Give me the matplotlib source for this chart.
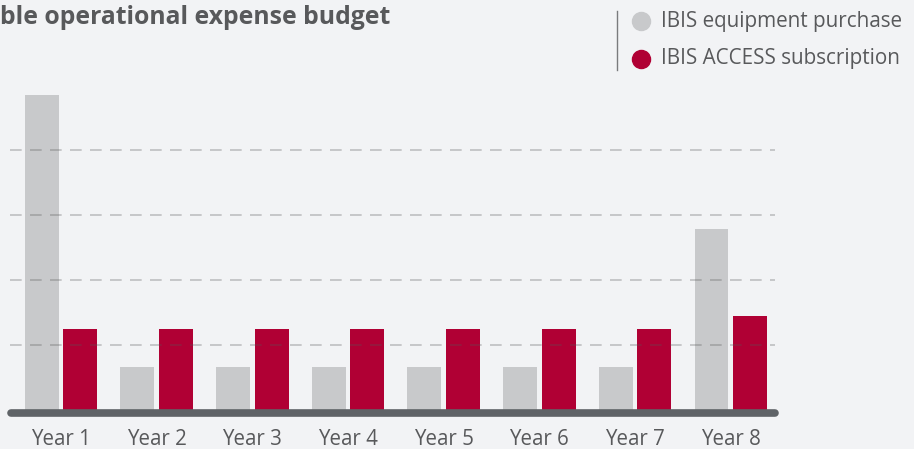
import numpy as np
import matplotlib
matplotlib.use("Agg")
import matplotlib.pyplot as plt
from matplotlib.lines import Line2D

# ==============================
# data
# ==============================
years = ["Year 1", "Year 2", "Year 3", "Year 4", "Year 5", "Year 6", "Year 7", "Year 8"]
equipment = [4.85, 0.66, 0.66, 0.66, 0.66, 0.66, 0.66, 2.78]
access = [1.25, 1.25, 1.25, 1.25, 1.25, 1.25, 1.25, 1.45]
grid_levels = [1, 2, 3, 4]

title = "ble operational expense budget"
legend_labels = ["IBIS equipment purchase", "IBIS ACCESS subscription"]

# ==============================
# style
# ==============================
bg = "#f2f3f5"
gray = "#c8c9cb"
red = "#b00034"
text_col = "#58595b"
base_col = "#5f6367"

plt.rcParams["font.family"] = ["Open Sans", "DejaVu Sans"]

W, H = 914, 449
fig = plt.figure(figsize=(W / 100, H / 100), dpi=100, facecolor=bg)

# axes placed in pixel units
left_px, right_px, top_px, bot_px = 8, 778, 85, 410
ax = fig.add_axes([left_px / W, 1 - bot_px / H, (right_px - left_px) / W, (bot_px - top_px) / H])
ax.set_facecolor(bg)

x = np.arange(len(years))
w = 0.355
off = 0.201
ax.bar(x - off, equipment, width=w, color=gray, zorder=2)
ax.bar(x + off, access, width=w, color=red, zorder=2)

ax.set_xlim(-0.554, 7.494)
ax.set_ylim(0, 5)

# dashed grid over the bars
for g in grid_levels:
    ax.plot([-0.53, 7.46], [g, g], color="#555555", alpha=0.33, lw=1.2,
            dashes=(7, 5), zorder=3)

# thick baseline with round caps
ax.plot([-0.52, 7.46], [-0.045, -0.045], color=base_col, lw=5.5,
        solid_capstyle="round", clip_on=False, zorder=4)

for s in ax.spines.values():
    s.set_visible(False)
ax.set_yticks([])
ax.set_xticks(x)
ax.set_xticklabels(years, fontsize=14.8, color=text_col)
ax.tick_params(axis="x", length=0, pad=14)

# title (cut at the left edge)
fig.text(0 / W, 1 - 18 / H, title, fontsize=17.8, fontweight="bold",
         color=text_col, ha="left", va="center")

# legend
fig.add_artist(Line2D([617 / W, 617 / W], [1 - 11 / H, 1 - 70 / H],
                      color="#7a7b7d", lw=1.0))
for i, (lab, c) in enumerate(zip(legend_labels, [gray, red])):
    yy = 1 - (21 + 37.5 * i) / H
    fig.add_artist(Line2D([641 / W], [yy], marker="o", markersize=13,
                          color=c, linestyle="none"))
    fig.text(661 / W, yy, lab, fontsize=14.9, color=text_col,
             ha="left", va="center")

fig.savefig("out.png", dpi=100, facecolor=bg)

----------------

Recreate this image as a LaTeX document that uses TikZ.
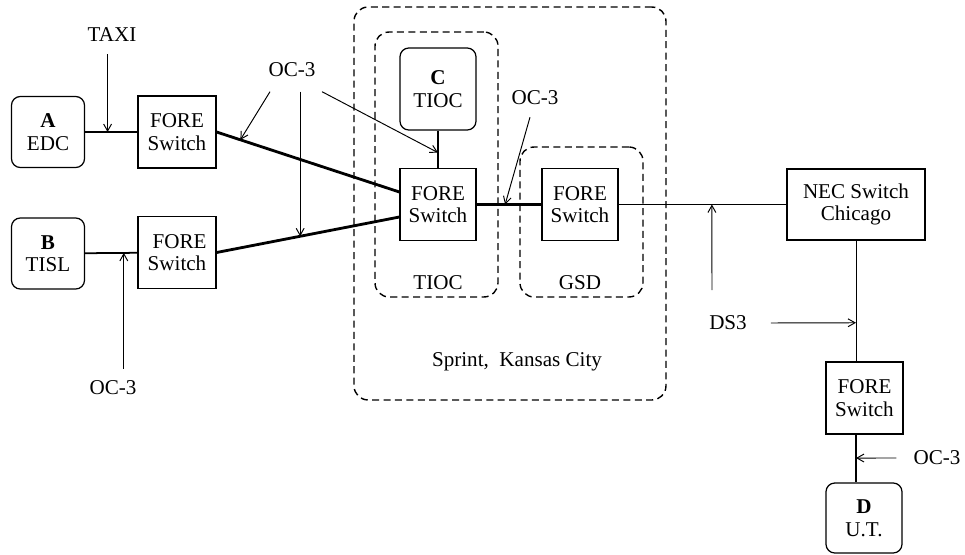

----------------

Aim of the task: Leaving out all pictures, set down exactly the lines of the material above, from the line with "Give me the matplotlib source for this chart." to the line with "from matplotlib.lines import Line2D" inclusive, and no others.

Exercise answer:
Give me the matplotlib source for this chart.
import numpy as np
import matplotlib
matplotlib.use("Agg")
import matplotlib.pyplot as plt
from matplotlib.lines import Line2D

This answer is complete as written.